A constellation of characters (and their servants) move, shrouded by loss and isolation, through their lives in Amsterdam.
Beeklam was born in a house on a hill of boulders. After his mother’s death, he lived with his father, Reginald, a man of “innate cruelty” and “innocent, clueless inhumanity.” As an adult, he lives in a large stone building near the harbor in Amsterdam, where he moves among his basement full of statues. Gaps in the walls reflect the movement of the waves across the stone. At night, Beeklam walks the city, gazing into windows and feeling content to lack any domestic entrapments beyond his servant, Victor: “so much happiness he was happier living without.” In the second half of the book, we are introduced to young Katrin, who “considered everything ephemeral as her property.” She is especially haunted by a childhood spent at boarding school. Disgusted and isolated by her surroundings, she’s seen by the headmistress as being “gripped by some inscrutable witchcraft.” Katrin’s “companion” is the widower Kaspar, and their servant is Lampe, who formerly served Beeklam’s father.

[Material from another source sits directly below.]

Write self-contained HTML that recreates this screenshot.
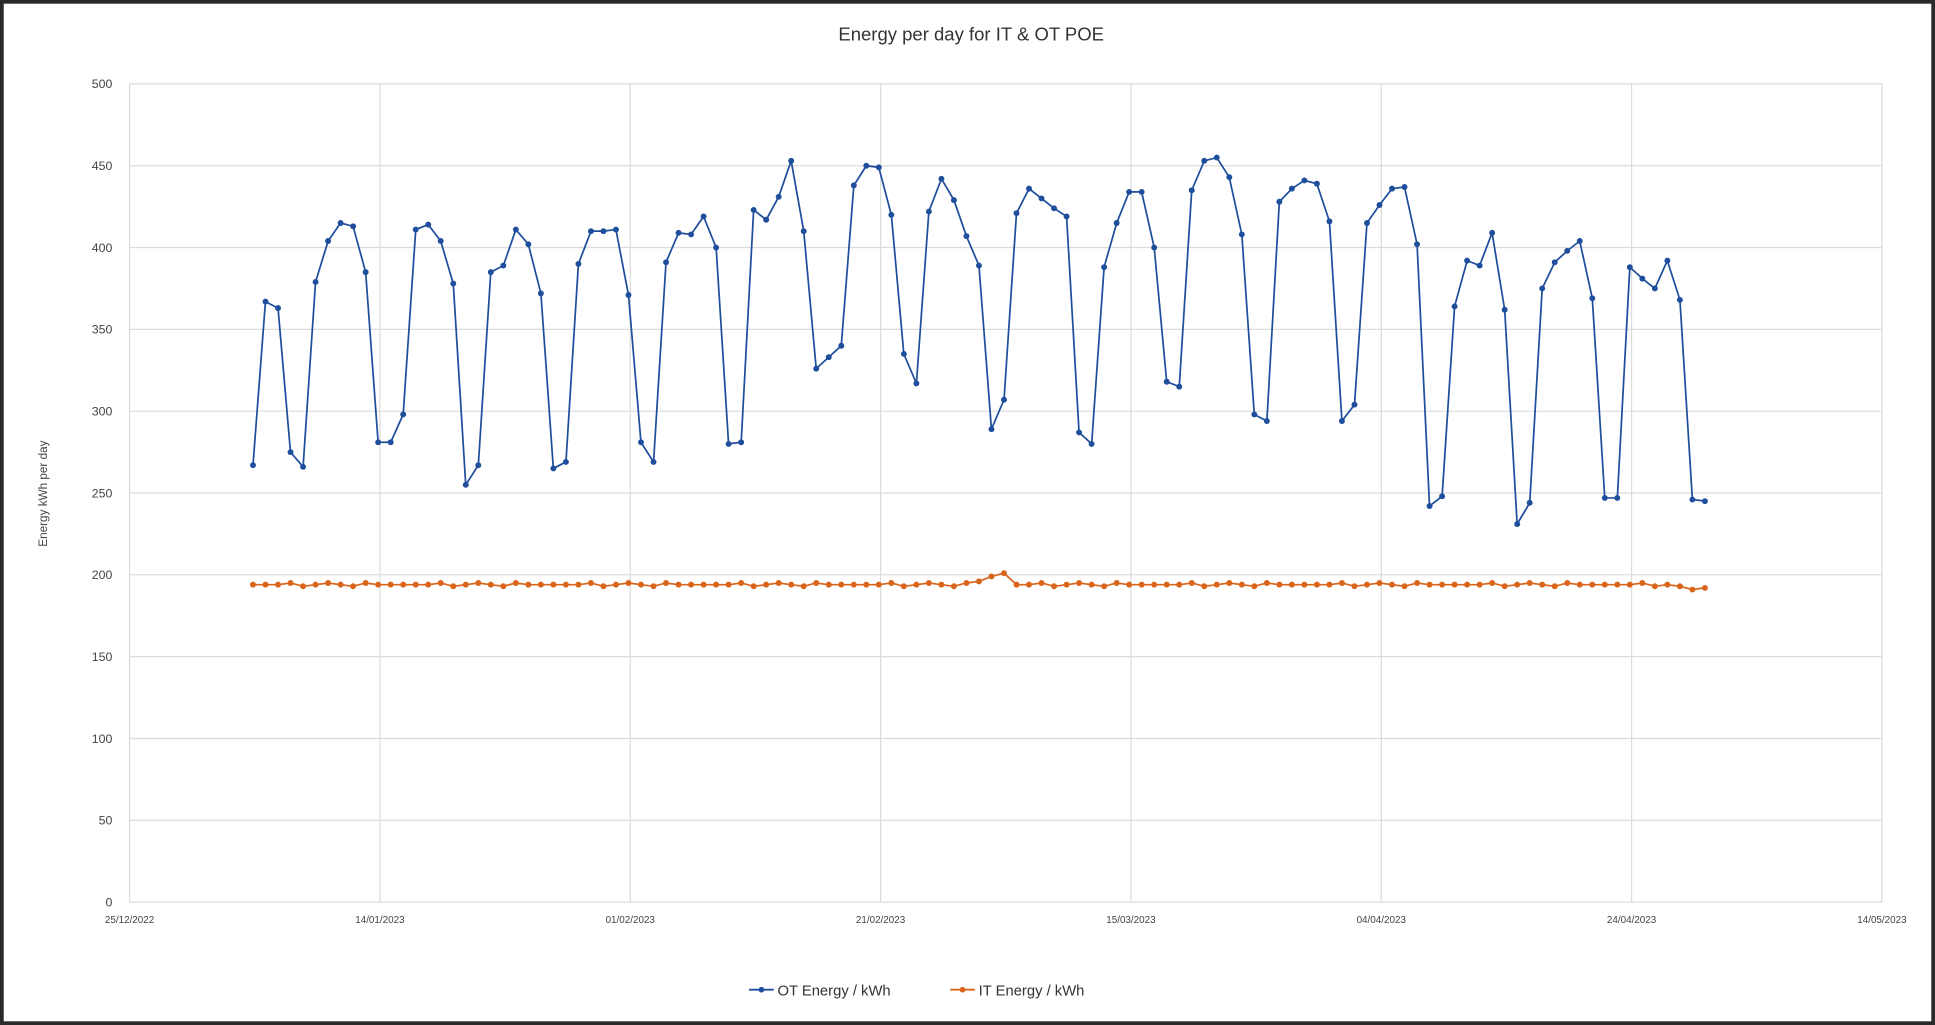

This interconnectedness among characters is sketched elusively: The characters never truly interact in meaningful ways, mostly delivering soliloquies, sometimes to themselves, sometimes in the presence of others, though rarely in true dialogue. Jaeggy highlights this disconnectedness by structuring the book as a hybrid between a play and a novel. The work proceeds through these chimeric vignettes, punctuated by Jaeggy’s hallucinatory, nonlinear prose, where phrases recur and echo, and the reader moves as if through a series of dream fragments guided by dream logic, where statues and passing crows can be more real than the human beings we share our lives with.
A beautiful but inscrutable book about disconnection and the passage of time.